We take a break from our regularly-unscheduled 40th anniversary shenanigans to hold a birthday party. For a book.

It’s 5:30 a.m. and I can’t sleep because it’s launch day for my third novel, Bleak Landing. It’s the day I get to have my hair and nails done, the day I'll party with friends and place copies in their hands, a day of celebration and nerves and running around and checking Amazon to see that online sales already began in Australia before I went to sleep last night. It’s all very exciting.

But it’s not the real “birthing day.” 

Releasing a book has been compared by many to birthing a baby. You labor and you sweat. Things get ugly and painful. Time drags. You endure a lot of indignities. Then finally, your baby is born and you think it’s beautiful and you hope others will, too, as you present him or her to your family and friends. 

But although today might be launch day, the labor for Bleak Landing was finished months ago and I’m now laboring over another work in progress.

At least for this author, the real labor comes in those wee hours of the morning, when I drag myself out of bed at 5:00 or 5:30, hoping to hammer out a few words on my novel before I need to leave for my day job. For most of the year, it’s still dark at that time of day. I don’t bother turning on the overhead light in my home office, though—just the desk lamp. I light the scented candle I keep on my desk. The fragrance and the light remind me that God is present in the room and has in fact invited me here. The candle has three wicks, representing my triune God—Father, Son, and Spirit. He’s teaching me what it means to write not for him, but with him. And it can be a wonderful journey, but it can be agonizingly laborious too. The words fight me. They don’t always want to come out, and when they do, they’re often ugly and wrinkly and slimy and howling with the injustice of it all. So for me, that first draft is the real labor. The editing process is when you finally get to push the baby out and see that your efforts are accomplishing something.

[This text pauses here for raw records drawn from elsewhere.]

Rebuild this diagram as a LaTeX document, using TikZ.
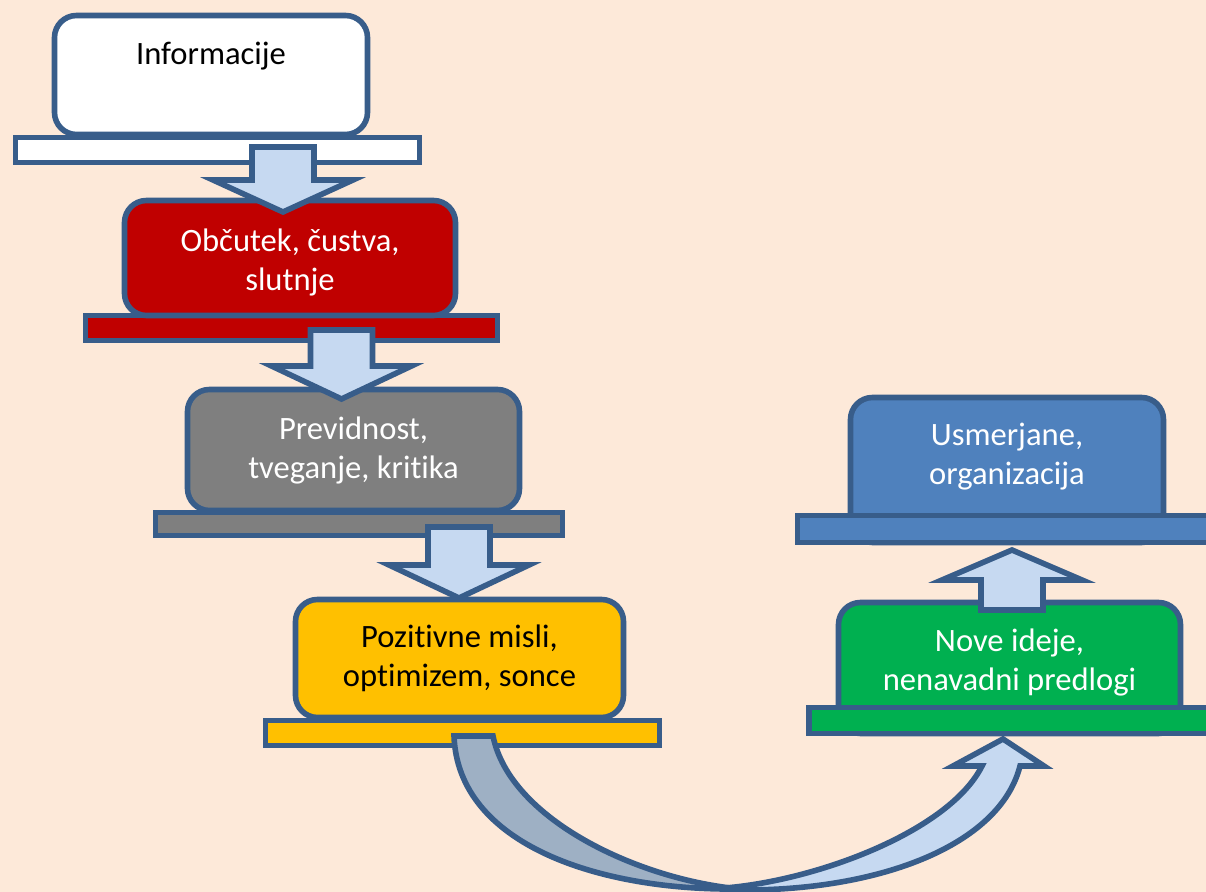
\documentclass[tikz,border=0pt]{standalone}
\usepackage{fontspec}
\setmainfont{Carlito}[RawFeature={-liga;-clig;-calt;-dlig}]
\usetikzlibrary{calc}
\definecolor{bgpeach}{HTML}{FDE9D9}
\definecolor{edgeblue}{HTML}{385D8A}
\definecolor{boxred}{HTML}{C00000}
\definecolor{boxgray}{HTML}{7F7F7F}
\definecolor{boxyellow}{HTML}{FFC000}
\definecolor{boxblue}{HTML}{4F81BD}
\definecolor{boxgreen}{HTML}{00B050}
\definecolor{arrowlight}{HTML}{C6D9F1}
\definecolor{arrowdark}{HTML}{9EB0C4}
% block arrow: #1 start of shaft, #2 tip, #3 head length (signed)
\newcommand{\blockarrow}[3]{%
  \draw[blockarrow] let \p1=#1, \p2=#2 in
    (\x1-15.5pt,\y1) -- (\x1+15.5pt,\y1) -- (\x1+15.5pt,\y2+#3)
    -- (\x1+35pt,\y2+#3) -- (\x2,\y2) -- (\x1-35pt,\y2+#3)
    -- (\x1-15.5pt,\y2+#3) -- cycle;}
\tikzset{
  box/.style={draw=edgeblue, line width=2.8pt, rounded corners=11pt,
    text=white, align=center, inner sep=0pt,
    font=\fontsize{16.3}{19.5}\selectfont},
  plate/.style={draw=edgeblue, line width=2.8pt, inner sep=0pt},
  boxtext/.style={align=center, inner sep=0pt,
    font=\fontsize{16.3}{19.5}\selectfont},
  blockarrow/.style={draw=edgeblue, line width=2.8pt, fill=arrowlight,
    line join=miter},
}

\begin{document}
\begin{tikzpicture}[x=0.5pt, y=-0.5pt]
	\path[use as bounding box, fill=bgpeach] (0,0) rectangle (1206,892);
	\clip (0,0) rectangle (1206,892);

	% left column
	\node[plate, fill=white, minimum width=202pt, minimum height=12.5pt] (infoplate) at (217.5,150) {};
	\node[box, fill=white, minimum width=156.5pt, minimum height=59.5pt] (info) at (211,75) {};
	\node[boxtext] (infotext) at (211,56) {Informacije};

	\node[plate, fill=boxred, minimum width=206pt, minimum height=12.5pt] (redplate) at (291.5,328) {};
	\node[box, fill=boxred, minimum width=165.5pt, minimum height=57.5pt] (feel) at (290,258) {};
	\node[boxtext, text=white] (feeltext) at (290,262) {Občutek, čustva,\\slutnje};

	\node[plate, fill=boxgray, minimum width=203.5pt, minimum height=11.5pt] (grayplate) at (359,524) {};
	\node[box, fill=boxgray, minimum width=166pt, minimum height=60.5pt] (caution) at (353.5,450)
		{Previdnost,\\tveganje, kritika};

	\node[plate, fill=boxyellow, minimum width=197pt, minimum height=12.5pt] (yellowplate) at (462.5,733) {};
	\node[box, fill=boxyellow, text=black, minimum width=164pt, minimum height=59pt] (positive) at (459.5,658.5)
		{Pozitivne misli,\\optimizem, sonce};

	\blockarrow{(283,147)}{(283,212)}{16pt}
	\blockarrow{(341.5,330)}{(341.5,399)}{16.5pt}
	\blockarrow{(459,527)}{(459,598)}{16.5pt}

	% right column
	\node[box, fill=boxblue, minimum width=156.5pt, minimum height=72.5pt] (organize) at (1007,470) {};
	\node[boxtext, text=white] (organizetext) at (1007,457) {Usmerjane,\\organizacija};
	\node[plate, fill=boxblue, minimum width=208.5pt, minimum height=13.5pt] (blueplate) at (1006,529) {};

	\node[box, fill=boxgreen, minimum width=171pt, minimum height=65.5pt] (ideas) at (1009.5,668) {};
	\node[boxtext, text=white] (ideastext) at (1009.5,662) {Nove ideje,\\nenavadni predlogi};
	\node[plate, fill=boxgreen, minimum width=203pt, minimum height=13pt] (greenplate) at (1012,720.5) {};

	\blockarrow{(1012,610)}{(1012,550)}{-15pt}

	% curved arrow
	\draw[blockarrow, fill=arrowlight] (740,890) .. controls (880,891) and (1000,845) .. (1020,766)
		-- (1044,766) -- (1003,739) -- (953,766) -- (982,766)
		.. controls (950,830) and (820,880) .. (725,888) -- cycle;
	\draw[blockarrow, fill=arrowdark] (454,736) -- (493,736)
		.. controls (510,820) and (640,880) .. (740,889)
		.. controls (600,891) and (458,845) .. (454,736) -- cycle;
\end{tikzpicture}
\end{document}
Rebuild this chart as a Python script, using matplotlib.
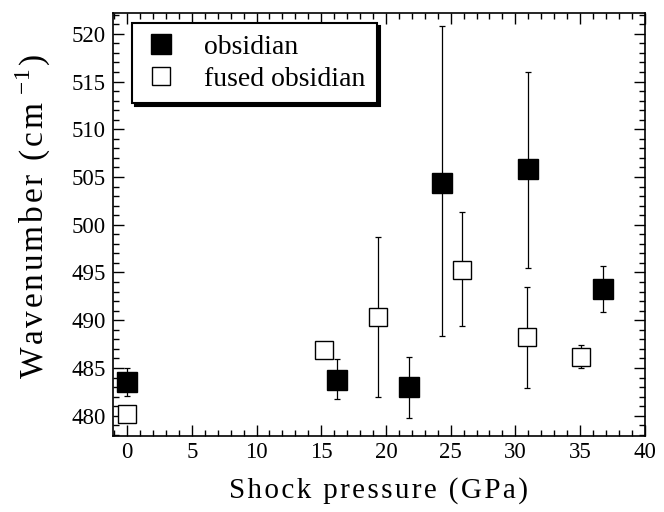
import matplotlib
matplotlib.use("Agg")
import matplotlib.pyplot as plt
from matplotlib.ticker import MultipleLocator

plt.rcParams['font.family'] = ['Liberation Serif', 'DejaVu Serif']
plt.rcParams['mathtext.fontset'] = 'custom'
plt.rcParams['mathtext.rm'] = 'Liberation Serif'

# obsidian (filled squares)
obs_x = [0, 16.2, 21.8, 24.3, 31.0, 36.8]
obs_y = [483.5, 483.7, 483.0, 504.4, 505.8, 493.3]
obs_lo = [482.1, 481.8, 479.8, 488.3, 495.5, 490.9]
obs_hi = [485.0, 485.9, 486.2, 520.8, 516.0, 495.7]

# fused obsidian (open squares)
fus_x = [0, 15.2, 19.4, 25.9, 30.9, 35.1]
fus_y = [480.2, 486.9, 490.3, 495.3, 488.2, 486.2]
fus_lo = [480.2, 486.9, 482.0, 489.4, 482.9, 485.0]
fus_hi = [480.2, 486.9, 498.7, 501.3, 493.5, 487.4]

fig = plt.figure(figsize=(6.64, 5.12), dpi=100)
ax = fig.add_axes([0.170, 0.148, 0.801, 0.827])

obs_err = [[y - l for y, l in zip(obs_y, obs_lo)], [h - y for y, h in zip(obs_y, obs_hi)]]
fus_err = [[y - l for y, l in zip(fus_y, fus_lo)], [h - y for y, h in zip(fus_y, fus_hi)]]

ax.errorbar(fus_x, fus_y, yerr=fus_err, fmt='none', ecolor='black',
            elinewidth=0.9, capsize=2.5, capthick=0.9, zorder=2)
ax.errorbar(obs_x, obs_y, yerr=obs_err, fmt='none', ecolor='black',
            elinewidth=0.9, capsize=2.5, capthick=0.9, zorder=2)
ax.plot(obs_x, obs_y, 's', ms=14, mfc='black', mec='black', mew=1,
        ls='none', label='obsidian', zorder=3)
ax.plot(fus_x, fus_y, 's', ms=13.5, mfc='white', mec='black', mew=1,
        ls='none', label='fused obsidian', zorder=3)

ax.set_xlim(-1.1, 40)
ax.set_ylim(477.85, 522.2)
ax.xaxis.set_major_locator(MultipleLocator(5))
ax.xaxis.set_minor_locator(MultipleLocator(1))
ax.yaxis.set_major_locator(MultipleLocator(5))
ax.yaxis.set_minor_locator(MultipleLocator(1))
ax.tick_params(which='both', direction='in', top=True, right=True,
               width=1, labelsize=16.5, colors='black')
ax.tick_params(which='major', length=8)
ax.tick_params(axis='x', which='major', pad=4)
ax.tick_params(axis='y', which='major', pad=5)
ax.tick_params(which='minor', length=4.5)
for s in ax.spines.values():
    s.set_linewidth(1.2)

hs = '\u200a'
ylab = hs.join('Wavenumber (cm') + ' $^{-1}$' + hs + ')'
ax.set_xlabel(hs.join('Shock pressure (GPa)'), fontsize=21, labelpad=10)
ax.set_ylabel(ylab, fontsize=24)
ax.yaxis.set_label_coords(-0.113, 0.52)

leg = ax.legend(loc='upper left', bbox_to_anchor=(0.036, 0.976),
                borderaxespad=0, fontsize=20, frameon=True, fancybox=False,
                shadow={'color': 'black', 'alpha': 1}, handletextpad=0.9,
                borderpad=0.4, labelspacing=0.25, handlelength=1.3)
leg.get_frame().set_edgecolor('black')
leg.get_frame().set_linewidth(1.5)

fig.savefig('out.png', dpi=100)
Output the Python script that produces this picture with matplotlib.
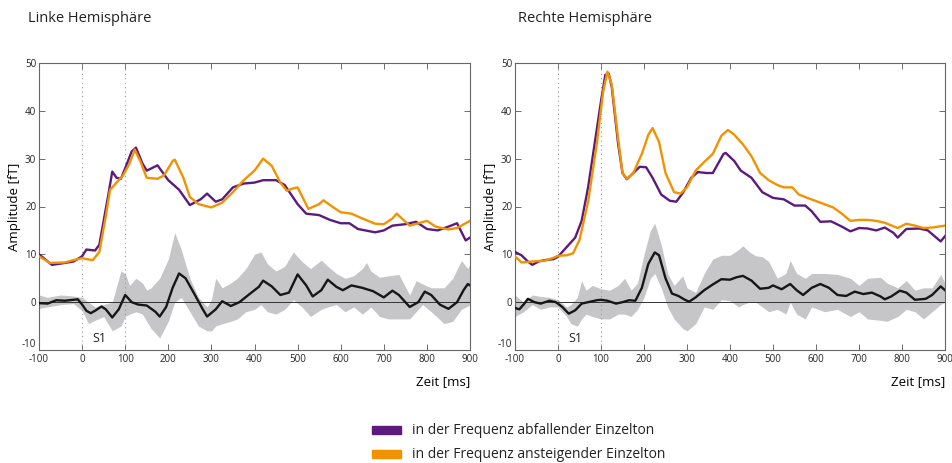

Which makes Launch Day much less like the birth day and more like the dedication ceremony at the front of the church, where parents and child are all cleaned up and respectable. Where family and friends stand with you to present the child before the Lord. Where you say, “God, thank you for this little one. Please help her to grow strong, to make an impact in this world, to serve your purposes, to bless hearts, to help people know how much you love them.” 

It’s the day you say something like Samuel’s mother did as she laid her baby before God: “For this child I prayed, and the Lord has granted me what I asked of him. So now I give him to the Lord. For his whole life he will be given over to the Lord.”

And you shed a tear. And you wave goodbye, knowing your baby is in the very best of hands.

(Local friends, please join me from 6:30 - 8:00 this evening as we launch Bleak Landing from the Portage Library. There will be pie.)